Photos and narration by Eygló Svala Arnarsdóttir.
June 17 was chosen because it was the birthday of Jón Sigurðsson, or “President Jón,” who was never a president, but the leader of the 19th century Icelandic independence movement. On the National Day, a wreath of flowers is placed beneath the statue of President Jón on Austurvöllur, a green square in downtown Reykjavík.
When Iceland became a republic in 1944 the nation celebrated in Þingvellir, a national park in which Iceland’s parliament, Althingi, was founded in 930. Sveinn Björnsson became the republic’s first president.
The National Day is celebrated across Iceland with parades, speeches, poetry readings, concerts, dance performances, street artists and all sorts of activities for children. Almost every child is given a gas-filled balloon and cotton candy.

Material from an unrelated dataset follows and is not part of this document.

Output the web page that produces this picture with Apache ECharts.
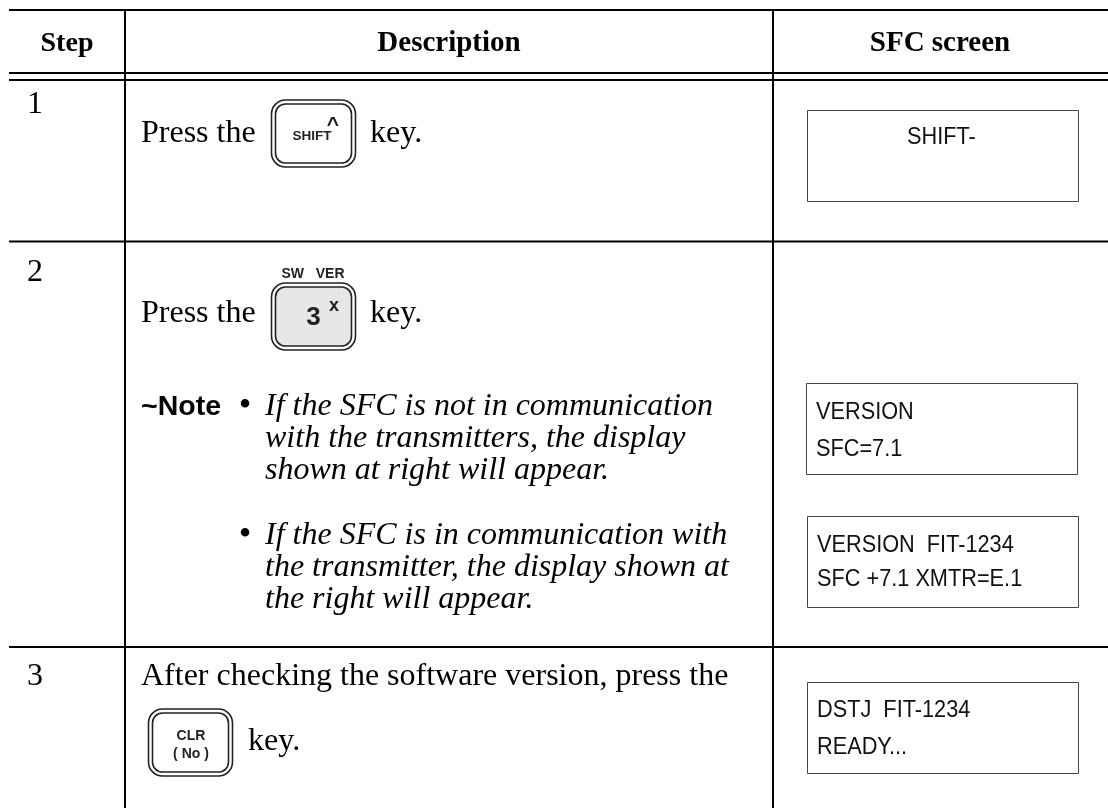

The National Day is one of Iceland’s 11 flag days and on June 17 you see red, white and blue everywhere. Kids have the flag painted on their faces, and adults, too. Sometimes people wear red, white and blue hats and small flags stick out of baby carriages and backpacks. And the flag is of course flying from every pole.
Traditionally men and women wear the national costume if they are lucky enough to have one. The costume is very expensive, especially the women’s costume since it is decorated with gold or silver.
The traditional women’s costume, called peysuföt, acquired a new significance in the latter half of the 19th century when Iceland’s fight for independence reached its high. Another version of it, upphlutur, became popular around 1900. Both costumes were worn on June 17 this year.
The painter Sigurður Guðmundsson designed two new versions of the women’s national costumes in the 19th century, called kyrtill and skrautbúningur. The latter is the most festive costume and is worn by women interpreting fjallkonan “The Mountain Woman”, which symbolizes the Icelandic spirit and nature.